Figure 6e shows a real-time execution of the right subtask 2 (sequence based on Fig. 2d), in which an additional object is added as an obstacle. The robot was able to avoid the obstacle but the picked object (black part) was not positioned properly. The reason is that the black part is heavy (1 kg) and it oscillated during the manipulation by the vacuum gripper which caused the object misplacement.

Fig. 6
figure 6

Example of the right subtask 2 (suggested sequence from human collaborator as shown in Fig. 2d) with obstacle avoidance for the z-dimensions a learned GMM from the demos, b generated path via GMR from the learned GMM, c modified GMM (step 8), d generated path via GMR from the modified GMM, e the robot executes the subtask (Color figure online)

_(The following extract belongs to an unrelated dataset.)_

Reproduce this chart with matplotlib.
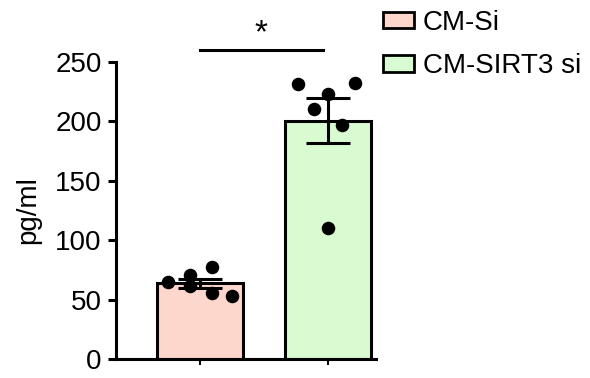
import matplotlib
matplotlib.use("Agg")
import matplotlib.pyplot as plt
import numpy as np
from matplotlib.patches import Patch

plt.rcParams['font.family'] = ['Liberation Sans', 'DejaVu Sans']

groups = ["CM-Si", "CM-SIRT3 si"]
colors = ["#fdd7cc", "#d9fbd1"]
points_si = [64.8, 70.7, 61.7, 77.7, 55.3, 53.3]
points_sirt3 = [231.5, 222.8, 232.0, 210.4, 197.0, 110.0]
offsets_si = [-0.25, -0.08, -0.08, 0.09, 0.09, 0.25]
offsets_sirt3 = [-0.23, 0.0, 0.21, -0.11, 0.11, 0.0]
yticks = [0, 50, 100, 150, 200, 250]
sig_y = 260
sig_label = "*"

data = [points_si, points_sirt3]
offs = [offsets_si, offsets_sirt3]
means = [np.mean(d) for d in data]
sems = [np.std(d, ddof=1) / np.sqrt(len(d)) for d in data]

fig = plt.figure(figsize=(5.9, 3.78), dpi=100)
ax = fig.add_axes([0.196, 0.050, 0.441, 0.786])
x = np.arange(len(groups))
ax.bar(x, means, width=0.672, color=colors, edgecolor="black", linewidth=2.2, zorder=2)
ax.errorbar(x, means, yerr=sems, fmt="none", ecolor="black", elinewidth=2.2,
            capsize=16, capthick=2.2, zorder=3)
for i in range(len(groups)):
    ax.scatter(x[i] + np.array(offs[i]), data[i], s=95, color="black", zorder=4,
               linewidths=0)

ax.set_xlim(-0.66, 1.375)
ax.set_ylim(0, 250)
ax.set_yticks(yticks)
ax.set_xticks(x)
ax.set_xticklabels([])
ax.tick_params(axis="y", labelsize=20, width=2.2, length=6, pad=4)
ax.tick_params(axis="x", width=1.5, length=4)
for s in ["top", "right"]:
    ax.spines[s].set_visible(False)
for s in ["left", "bottom"]:
    ax.spines[s].set_linewidth(2.2)
ax.set_ylabel("pg/ml", fontsize=20, labelpad=10)

# significance bar
ax.plot([x[0], x[1] - 0.04], [sig_y, sig_y], color="black", lw=2.2, clip_on=False)
ax.text((x[0] + x[1]) / 2 - 0.02, sig_y + 1, sig_label, ha="center", va="bottom",
        fontsize=24, clip_on=False)

handles = [Patch(facecolor=c, edgecolor="black", linewidth=2.0) for c in colors]
fig.legend(handles, groups, loc="upper left", bbox_to_anchor=(0.606, 1.04),
           frameon=False, fontsize=20, handlelength=1.15, handleheight=0.54,
           handletextpad=0.3, labelspacing=0.62)

fig.savefig("out.png", dpi=100)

7 Conclusion and future work

In this paper, a robot learning framework for industrial assembly applications is presented. The task is demonstrated in multiple human demos via kinesthetic teaching. The robot learns the sequence of actions (high-level) and the end-effector paths (low-level) needed to complete the assembly task. The learning is done in the offline learning phase while the reproducing of the learned actions and paths is done in the online working phase. This reproduction is possible even in the case of the changes in environment, such as different poses of the objects to be manipulated and present obstacles. Additionally, the framework offers to the human collaborator the possibility to change the order of the sequence of actions without additionally training.

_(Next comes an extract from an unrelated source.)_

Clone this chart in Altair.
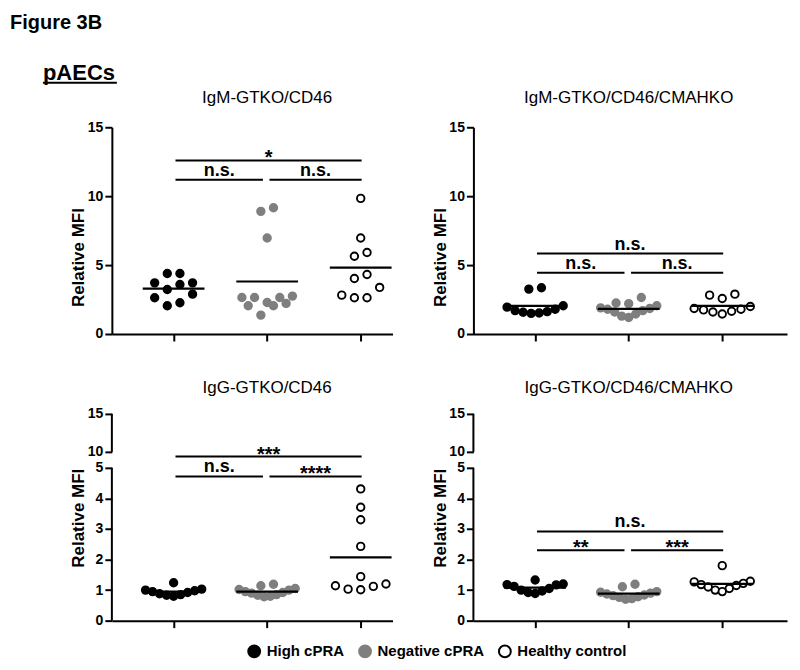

A novel method for selection of similar demos is suggested and implemented and GMM/GMR is used to reproduce the learned path based on the selected demos. This method also copes with the human demonstrator imprecision in placing the objects during demos.

In the online working phase, a novel modification of the GMM algorithm for the adaptation to environmental changes is suggested and implemented. The algorithm is tested in a real-world assembly scenario with a dual-arm industrial robot collaborating with a human and the experimental results are presented.